— start Exercise data —

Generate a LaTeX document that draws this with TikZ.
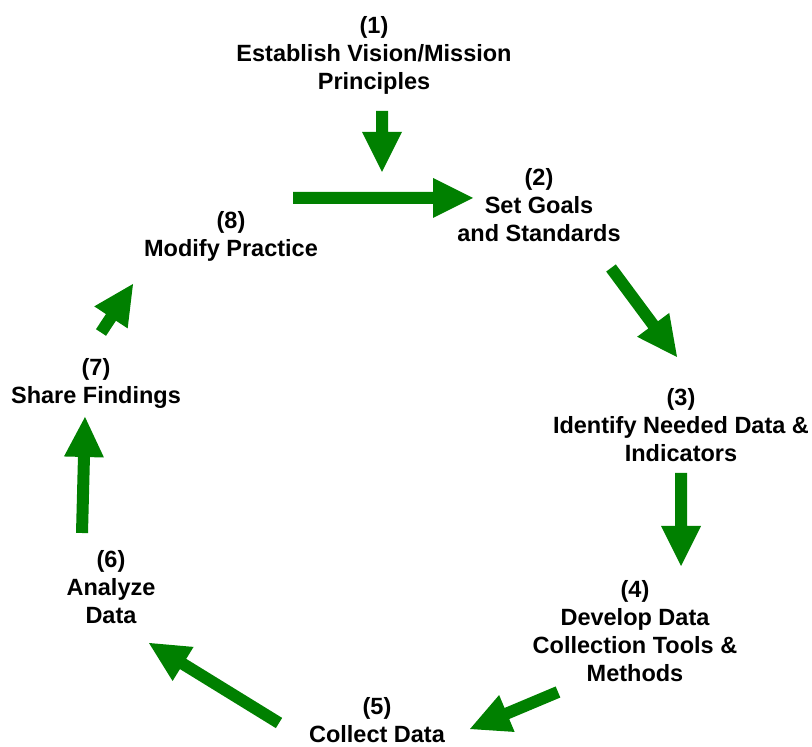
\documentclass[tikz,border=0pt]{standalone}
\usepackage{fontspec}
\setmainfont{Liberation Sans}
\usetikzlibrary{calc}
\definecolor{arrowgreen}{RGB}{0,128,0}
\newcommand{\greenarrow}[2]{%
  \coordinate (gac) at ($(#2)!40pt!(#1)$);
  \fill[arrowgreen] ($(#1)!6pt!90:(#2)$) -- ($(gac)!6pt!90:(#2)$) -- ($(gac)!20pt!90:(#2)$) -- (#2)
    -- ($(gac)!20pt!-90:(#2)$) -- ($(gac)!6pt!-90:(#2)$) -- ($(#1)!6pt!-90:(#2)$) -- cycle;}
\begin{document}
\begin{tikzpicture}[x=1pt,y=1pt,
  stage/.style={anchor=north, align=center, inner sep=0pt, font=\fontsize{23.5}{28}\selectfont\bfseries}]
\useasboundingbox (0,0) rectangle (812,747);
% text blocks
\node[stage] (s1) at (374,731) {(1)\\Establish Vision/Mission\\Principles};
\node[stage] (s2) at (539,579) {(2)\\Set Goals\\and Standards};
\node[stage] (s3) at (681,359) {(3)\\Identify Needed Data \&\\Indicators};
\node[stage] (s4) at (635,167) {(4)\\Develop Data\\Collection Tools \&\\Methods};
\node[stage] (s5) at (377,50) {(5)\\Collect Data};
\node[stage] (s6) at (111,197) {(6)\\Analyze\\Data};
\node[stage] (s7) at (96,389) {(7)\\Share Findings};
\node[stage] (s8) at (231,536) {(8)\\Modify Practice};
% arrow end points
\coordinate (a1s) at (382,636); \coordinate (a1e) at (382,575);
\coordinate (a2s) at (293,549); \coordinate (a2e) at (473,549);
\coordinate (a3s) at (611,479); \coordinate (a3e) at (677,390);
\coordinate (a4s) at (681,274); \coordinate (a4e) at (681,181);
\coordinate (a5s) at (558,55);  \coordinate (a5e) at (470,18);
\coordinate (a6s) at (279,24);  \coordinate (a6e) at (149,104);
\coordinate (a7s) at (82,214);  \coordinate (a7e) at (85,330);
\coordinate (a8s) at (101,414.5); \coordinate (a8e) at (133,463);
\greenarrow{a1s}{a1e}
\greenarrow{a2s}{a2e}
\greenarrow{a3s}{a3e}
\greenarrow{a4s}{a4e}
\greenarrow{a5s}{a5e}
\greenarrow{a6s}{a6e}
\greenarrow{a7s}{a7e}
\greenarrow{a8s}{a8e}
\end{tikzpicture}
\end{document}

— end Exercise data —
— start Exercise data —

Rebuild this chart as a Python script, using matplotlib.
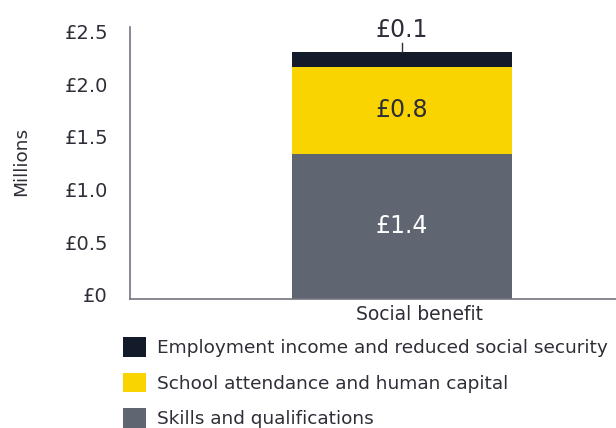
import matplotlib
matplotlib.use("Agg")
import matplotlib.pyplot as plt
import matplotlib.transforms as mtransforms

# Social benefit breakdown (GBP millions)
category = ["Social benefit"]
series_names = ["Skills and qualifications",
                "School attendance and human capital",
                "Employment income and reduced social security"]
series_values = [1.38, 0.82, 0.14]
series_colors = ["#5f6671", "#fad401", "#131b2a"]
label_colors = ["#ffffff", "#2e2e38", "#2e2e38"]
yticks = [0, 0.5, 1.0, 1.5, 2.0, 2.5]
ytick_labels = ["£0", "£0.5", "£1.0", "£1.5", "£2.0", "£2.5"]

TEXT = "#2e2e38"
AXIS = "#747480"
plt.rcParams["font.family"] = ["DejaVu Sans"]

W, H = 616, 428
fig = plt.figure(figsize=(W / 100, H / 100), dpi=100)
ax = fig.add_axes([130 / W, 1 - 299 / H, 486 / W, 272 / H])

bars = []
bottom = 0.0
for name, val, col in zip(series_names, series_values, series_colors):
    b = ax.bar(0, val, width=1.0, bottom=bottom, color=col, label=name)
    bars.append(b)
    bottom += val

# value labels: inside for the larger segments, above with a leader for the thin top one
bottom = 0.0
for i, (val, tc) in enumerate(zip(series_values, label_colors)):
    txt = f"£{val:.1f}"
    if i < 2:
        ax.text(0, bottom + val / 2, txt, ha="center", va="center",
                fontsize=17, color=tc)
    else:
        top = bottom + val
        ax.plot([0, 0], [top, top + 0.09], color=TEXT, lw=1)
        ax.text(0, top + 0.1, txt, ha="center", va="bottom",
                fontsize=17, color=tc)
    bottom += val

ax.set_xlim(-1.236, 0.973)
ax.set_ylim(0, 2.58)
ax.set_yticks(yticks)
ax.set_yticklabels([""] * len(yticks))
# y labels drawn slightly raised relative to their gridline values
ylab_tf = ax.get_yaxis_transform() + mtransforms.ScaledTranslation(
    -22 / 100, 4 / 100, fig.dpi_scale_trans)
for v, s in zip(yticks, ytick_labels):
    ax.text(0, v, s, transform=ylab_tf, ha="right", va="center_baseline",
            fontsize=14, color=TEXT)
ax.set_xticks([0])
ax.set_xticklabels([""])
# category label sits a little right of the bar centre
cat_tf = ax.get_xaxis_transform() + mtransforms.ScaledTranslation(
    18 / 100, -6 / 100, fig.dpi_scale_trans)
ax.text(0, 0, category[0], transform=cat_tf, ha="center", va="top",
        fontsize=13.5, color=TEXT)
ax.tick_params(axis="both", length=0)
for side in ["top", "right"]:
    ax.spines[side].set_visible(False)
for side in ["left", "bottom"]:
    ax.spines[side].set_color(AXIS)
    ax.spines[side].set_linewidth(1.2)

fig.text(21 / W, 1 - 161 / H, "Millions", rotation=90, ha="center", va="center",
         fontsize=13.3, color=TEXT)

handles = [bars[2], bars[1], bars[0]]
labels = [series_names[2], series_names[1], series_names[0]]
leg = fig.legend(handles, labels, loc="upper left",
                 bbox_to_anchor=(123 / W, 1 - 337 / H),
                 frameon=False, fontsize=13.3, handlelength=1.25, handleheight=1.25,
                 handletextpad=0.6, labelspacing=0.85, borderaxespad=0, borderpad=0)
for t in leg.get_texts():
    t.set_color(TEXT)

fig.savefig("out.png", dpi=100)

— end Exercise data —

Task description. Look through the material and copy each line that has "matplotlib".

Right answer.
Rebuild this chart as a Python script, using matplotlib.
import matplotlib
matplotlib.use("Agg")
import matplotlib.pyplot as plt
import matplotlib.transforms as mtransforms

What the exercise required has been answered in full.